Columnist would have done better to look up Hebrew before writing
To the Editor:
Noah Lawrence should have made sure to consult appropriate sources of information before making sweeping claims about non-native languages. In his Monday column, Lawrence claims, “Hebrew, interestingly, has no plural for the word ‘person.’ ” This is blatantly untrue. The word for person, “ish,” does have a plural, “anashim,” which Mr. Lawrence seems to have overlooked. “Bnei adam” which does in fact mean “children of Adam” is used more like English speakers would use the word “humans.” If he wishes to make the claim that both “ish” and “anashim” refer to males only, I could make the same claim with “bnei adam” which actually means “sons of Adam” since in reality Hebrew has no neuter gender.
Daniel Hoffman ’08
The writer is in Branford College.
Students hurt more than teachers by University’s ‘shopping’ analogy
To the Editor:
(Re: “Shopping has high price for professors,” 9/19)
It is my first semester at Yale as a professor, and even though I do have to say that I am somewhat hurt by the shopping process, I think that what I really am is perplexed. The literalization of the shopping metaphor does hurt professors but, most of all, it hurts the students and the institution by giving the message that education is something that can or should be consumed.
However, the analogy between the selection of an academic course and the selection of a product is an outright fallacy. A course, as its etymological meaning implies, is a journey of self-transformation engendered by a dialogue that develops over time between the participants. Thus, even assuming that a student could be the best-informed consumer, he or she cannot be possibly held responsible to make a decision a priori over the value of a course.
Unfortunately, “shopping” purports the belief that education is something passive that the students can consume rather than something that they need to create through intellectual exchange. An academic institution should help to make the students problematize the assumptions and ideologies surrounding them, but by using the shopping metaphor, we have already ascribed to an educational model of consumerism and disposable education that ultimately degrades both the institution and the students.
Angela Matilda Capodivacca
The writer is an assistant professor of Italian language and literature.
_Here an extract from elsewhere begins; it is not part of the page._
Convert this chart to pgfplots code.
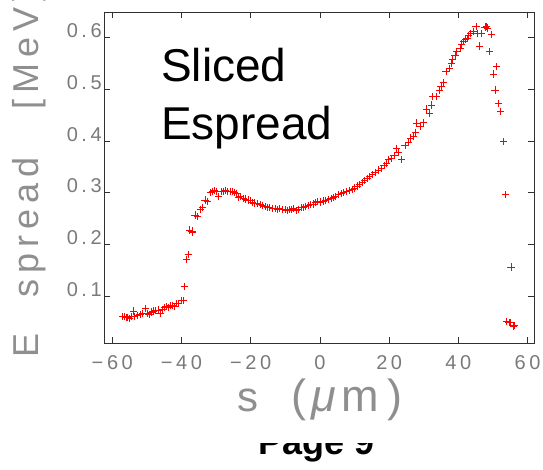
\documentclass[border=0pt]{standalone}
\usepackage{fontspec}
\setmainfont{Liberation Sans}
\newfontfamily\tickfont[LetterSpace=18]{Liberation Sans}
\newfontfamily\labfont[LetterSpace=17]{Liberation Sans}
\usepackage{pgfplots}
\pgfplotsset{compat=1.18}
\definecolor{labgray}{HTML}{8F8F8F}
\definecolor{tickgray}{HTML}{7A7A7A}
\definecolor{axgray}{HTML}{303030}
\begin{document}
\begin{tikzpicture}[x=1pt,y=1pt]
\useasboundingbox (0,0) rectangle (543,470);
\clip (0,0) rectangle (543,470);
\begin{axis}[
  at={(104pt,127pt)}, anchor=south west,
  width=430pt, height=331pt, scale only axis,
  xmin=-62.4, xmax=61.85, ymin=0.009, ymax=0.65,
  axis line style={axgray, line width=0.8pt},
  tick style={axgray, line width=0.8pt},
  tick align=inside, tick pos=both, ticklabel pos=left,
  major tick length=6pt,
  xtick={-60,-40,-20,0,20,40,60},
  xticklabels={−60,−40,−20,0,20,40,60},
  ytick={0.1,0.2,0.3,0.4,0.5,0.6},
  yticklabels={0.1,0.2,0.3,0.4,0.5,0.6},
  xticklabel style={font=\tickfont\fontsize{20}{20}\selectfont, text=tickgray, anchor=base, inner sep=0pt, yshift=-27pt},
  yticklabel style={font=\tickfont\fontsize{20}{20}\selectfont, text=tickgray, anchor=base east, inner sep=0pt, xshift=-2pt},
]
\addplot[only marks, mark=+, mark size=3.6pt, draw=red, color=red, mark options={draw=red, line width=0.8pt}] table {
x y
-57.0 0.060
-56.5 0.061
-56.0 0.058
-55.5 0.059
-55.0 0.057
-54.5 0.060
-53.8 0.071
-53.5 0.061
-52.8 0.062
-52.0 0.064
-51.2 0.066
-50.5 0.076
-50.0 0.066
-49.4 0.064
-48.8 0.069
-48.2 0.071
-47.5 0.072
-46.8 0.073
-46.2 0.067
-45.6 0.074
-45.0 0.078
-44.4 0.079
-43.8 0.077
-43.2 0.081
-42.6 0.082
-42.0 0.080
-41.4 0.085
-40.8 0.086
-40.0 0.092
-39.5 0.091
-39.2 0.119
-38.5 0.170
-38.1 0.181
-37.6 0.228
-37.0 0.226
-36.8 0.224
-36.1 0.257
-35.3 0.254
-34.5 0.268
-34.0 0.272
-33.2 0.286
-32.6 0.283
-31.6 0.300
-31.0 0.303
-30.4 0.304
-29.8 0.302
-29.3 0.292
-28.6 0.302
-28.0 0.303
-27.3 0.305
-26.7 0.303
-26.0 0.303
-25.4 0.302
-24.8 0.301
-24.2 0.299
-23.6 0.291
-23.0 0.293
-22.2 0.289
-21.5 0.288
-20.8 0.286
-20.2 0.285
-19.4 0.281
-18.8 0.280
-18.0 0.279
-17.3 0.277
-16.6 0.276
-15.9 0.273
-15.2 0.272
-14.5 0.271
-13.8 0.270
-13.0 0.269
-12.3 0.268
-11.6 0.269
-10.8 0.267
-10.1 0.268
-9.5 0.266
-8.8 0.268
-8.2 0.267
-7.6 0.269
-6.9 0.266
-6.2 0.268
-5.5 0.271
-4.8 0.272
-4.1 0.274
-3.4 0.275
-2.8 0.277
-2.0 0.278
-1.3 0.281
-0.6 0.283
0.2 0.282
0.9 0.284
1.7 0.285
2.4 0.287
3.2 0.289
3.9 0.291
4.6 0.293
5.4 0.296
6.2 0.298
6.9 0.301
7.7 0.302
8.5 0.305
9.3 0.307
10.0 0.309
10.7 0.313
11.4 0.316
12.2 0.320
12.9 0.324
13.6 0.328
14.4 0.331
15.2 0.335
15.9 0.339
16.8 0.344
17.8 0.347
18.5 0.352
19.2 0.357
19.9 0.364
20.6 0.366
21.4 0.372
22.0 0.386
22.6 0.378
23.6 0.365
24.6 0.391
25.5 0.398
26.2 0.406
27.0 0.410
27.5 0.417
27.9 0.435
28.9 0.429
29.9 0.436
30.8 0.462
31.6 0.453
32.2 0.470
32.6 0.486
33.5 0.486
34.5 0.499
35.0 0.505
35.7 0.513
36.4 0.535
37.4 0.541
37.9 0.550
38.4 0.559
39.0 0.565
39.5 0.573
40.5 0.580
41.0 0.588
41.4 0.593
42.0 0.596
42.6 0.599
43.0 0.605
43.5 0.609
44.2 0.612
45.1 0.622
45.5 0.609
46.1 0.584
46.7 0.609
47.7 0.621
48.1 0.622
48.4 0.619
48.9 0.573
49.6 0.606
50.1 0.530
50.6 0.499
51.1 0.544
51.7 0.473
52.2 0.457
53.0 0.399
53.7 0.296
55.2 0.156
54.0 0.050
54.6 0.049
54.9 0.048
55.9 0.041
56.3 0.043
};
\end{axis}
% Sliced Espread annotation
\node[anchor=base west, inner sep=0pt, font=\fontsize{46}{46}\selectfont] at (161,388) {Sliced};
\node[anchor=base west, inner sep=0pt, font=\fontsize{46}{46}\selectfont] at (161,330) {Espread};
% y label
\node[rotate=90, anchor=base west, inner sep=0pt, text=labgray, font=\labfont\fontsize{36}{36}\selectfont] at (38,112) {E};
\node[rotate=90, anchor=base west, inner sep=0pt, text=labgray, font=\labfont\fontsize{36}{36}\selectfont] at (38,172) {spread};
\node[rotate=90, anchor=base west, inner sep=0pt, text=labgray, font=\labfont\fontsize{36}{36}\selectfont] at (38,360) {[MeV]};
% x label
\node[anchor=base west, inner sep=0pt, text=labgray, font=\fontsize{42}{42}\selectfont] at (237,58) {s};
\node[anchor=base west, inner sep=0pt, text=labgray] at (291,58) {{\fontsize{45}{45}\selectfont(}\hspace{5pt}{\fontsize{45}{45}\selectfont\itshape μ}\hspace{6pt}{\fontsize{45}{45}\selectfont m}\hspace{8pt}{\fontsize{45}{45}\selectfont)}};
% Page 9
\node[anchor=base west, inner sep=0pt, font=\bfseries\fontsize{36}{36}\selectfont] at (258,15) {Page 9};
\fill[white] (240,27) rectangle (400,45);
\end{tikzpicture}
\end{document}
Taylor missed a good reason why atheists avoid morality question
To the Editor:
Richard Dawkins might be more shrill than I like, as I am more likely than not to avoid conflict and let people believe as they will in peace. Of late, however, I’ve been more and more convinced that someone needs to champion atheism as not only a valid but also popular philosophical stance and someone who, like Bryce Taylor, doesn’t hold back in his criticism of opposing viewpoints out of a legitimate conviction of his own.
Taylor’s challenge is a powerful one, in that it seems to convince many people to side with theism: that without a god, there is no absolute right or wrong. But what I hope is obvious to all atheists is that an appropriate answer to Ivan Karamazov’s statement “Without God, everything is permitted” is, “Well, yeah.”
This should be clear enough by the fact that bad things happen. Six million Jews were killed during World War II. On average, someone is sexually assaulted in this country every two and a half minutes. Surely the vast majority of people will believe, very strongly, that this is evil; I do. And if no one stops these things from happening, then clearly, in the concrete sense of the word, they are permitted, even if God will punish perpetrators by sending them to hell afterwards.
Clearly, this is a frightening prospect, that there might not be absolute right and wrong in the world. Not only that, we see things in terms of right and wrong, and constantly speak and think in terms of right and wrong. But if modern science has taught us something, it is that reality is often violently counterintuitive, and that common sense has to bow down to concrete evidence when they are in conflict.
The reason atheists might not address the question of absolute morality head-on is because it’s a non-question for most of us. Dawkins does a fine job in explaining why we believe very strongly in right and wrong, which explains why we think people ought to do something or other. This and the shifting moral zeitgeist, as Dawkins puts it, as well as our difficulty still today in agreeing about right and wrong, though not proof, should make us suspect the idea of absolute morality. And if there is nothing greater to appeal to than reason and people’s consciences, I can only say that I’d rather side with evidence than with wishful thinking.
Caio Camargo ’09
The writer is in Timothy Dwight College.